Niang has been remarkably steady from last season to this one.  He is scoring a point and a half less per game, but the league lost so many scorers that he's actually moved way up the Big 12 rankings.  His rebounding has improved, but it's the 3 point accuracy that stands out the most - Georges is killing it from outside.  In fact, he's so much improved that he's attempted almost 20 fewer three-pointers and made 2 more, which is just fantastic

But Cyclone fans know that there is also a "bad Niang" hiding somewhere in these statistics, and it's probably in the A/TO ratio that's dipped a little.  Niang is seemingly good for a couple oddly bone-headed TO's a game, but as these stats show - he more than makes up for it in other areas.

Monte Morris

Morris has been flat-out dominant.  Voters put Juwan Staten as the first-team PG in front of him, but there is almost no statistical backing for this, other than the slight edge Staten holds in scoring with a mere 0.8 ppg higher average.  Monte makes nearly everything he takes from inside and out, yet he's also a pass-first point guard with the record-setting A/TO ratio that barely suffered at all after taking over the lead duties vacated by Deandre Kane.

morris stats

*Monte isn't ranked in the 3-point category because he is below the minimum required 1.5 makes per game (Monte makes 1.0 per).   But after lackluster non-conference shooting from beyond the arc, he has been absolutely on fire in Big 12 play at almost 44%.
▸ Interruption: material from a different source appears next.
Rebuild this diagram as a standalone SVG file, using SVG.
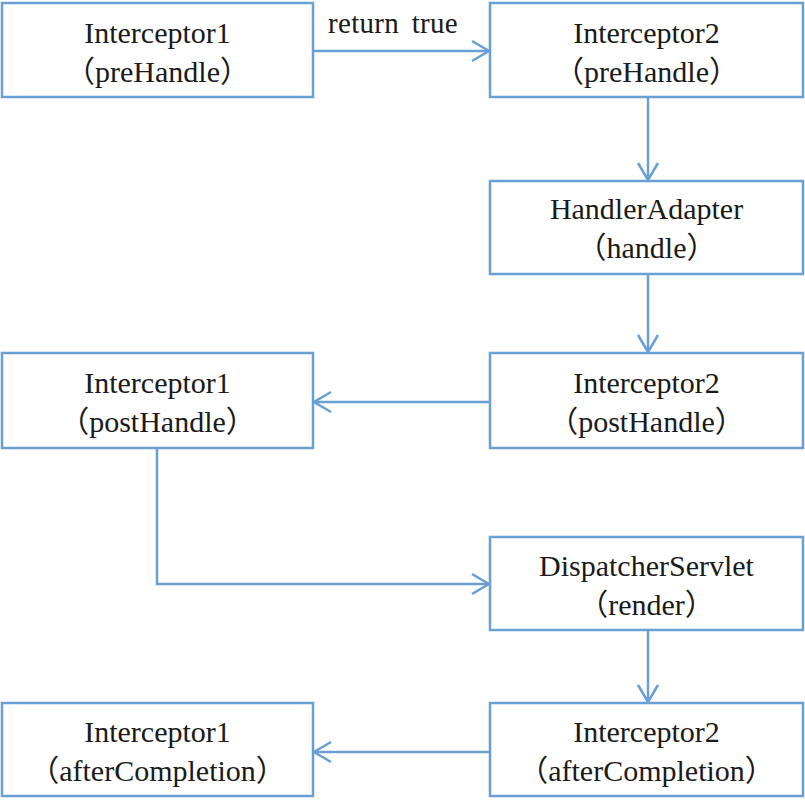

This may be Niang's team in spirit, but he's going to have to arm-wrestle Morris for the MVP.

Jameel McKay

Jameel was an unknown quantity for most Cyclone fans.  Those that had seen him play in the Cap City league and at Indian Hills raved of his athleticism, but I think even the biggest McKay fan has to be a little surprised at his instant and dramatic impact.  Jameel won the Big 12 Defensive Player of the Year honors and 3rd team All-Big 12, mostly for his shot altering abilities.  His shot-blocking has been reminiscent to some of the ISU great Kelvin Cato, so let's have some fun and compare:

mckay

Now this was obviously a different era - in a very "un-Fred" fashion, ISU actually led the league in scoring defense and was well down the list in offensive pace & scoring at about 65 ppg.  Still, Cato was an all-time great in his senior season and went on to play many seasons in the NBA.  Not too bad Jameel, not too bad at all.

Dustin Hogue

Where did Hogue go?  Dustin surprised everyone last year after nearly wrestling the Cyclone rebounding title from Melvin Ejim.  In a differing role this year, Dustin's rebounding totals have faded as McKay emerged and Niang & BDJ hit the glass hard - but his overall game hasn't suffered at all.

hogue statis

Hogue's 4.9 rpg places him just short of the top 15 rebounders in conference play (last place on that list is 5.1 rpg). Still, while he may have missed a few boards in a slightly reduced role compared to last season, he is absolutely torching the nets in conference play.  A whopping 66% field goal percentage leads the team and his 44% 3-point shooting is almost 15% better than last season.  That sweet touch has led to Dustin actually scoring 17 more points on 1 less shot.

This year Niang and Hogue are trying to out-duel each other for most dramatic outside shooting improvement, and we just get to enjoy the show.

The Best of the Rest

Other notables include:

Naz (3sus) Long who is rounding into form as the Cyclone's go-to sniper.  Naz is 7th in conference from deep (40.5%) and 6th in the Big 12 for 3-point makes (34).  He's is up from last year;s totals of 31.2% (!!) and 24 makes respectively.

Bryce Dejean-Jones is shooting 51.2% inside the arc after really coming on strong in the TCU game.  He also is the only ISU representative on the Big 12 FT% list, rounding out the list at number 15 (67.2%) with a minimum of 2.5 FT makes per game.

Matt Thomas rebounded to shoot 34.7% from 3 in conference play after struggling to a 27.8% mark in the non-conference.  An otherwise decent mark when you're not surrounded by 40% shooters everywhere on the team.

Abdel Nader has only hit 22% from beyond the arc on the season, but nailed 4/6 against Iowa - and that shit is HILARIOUS!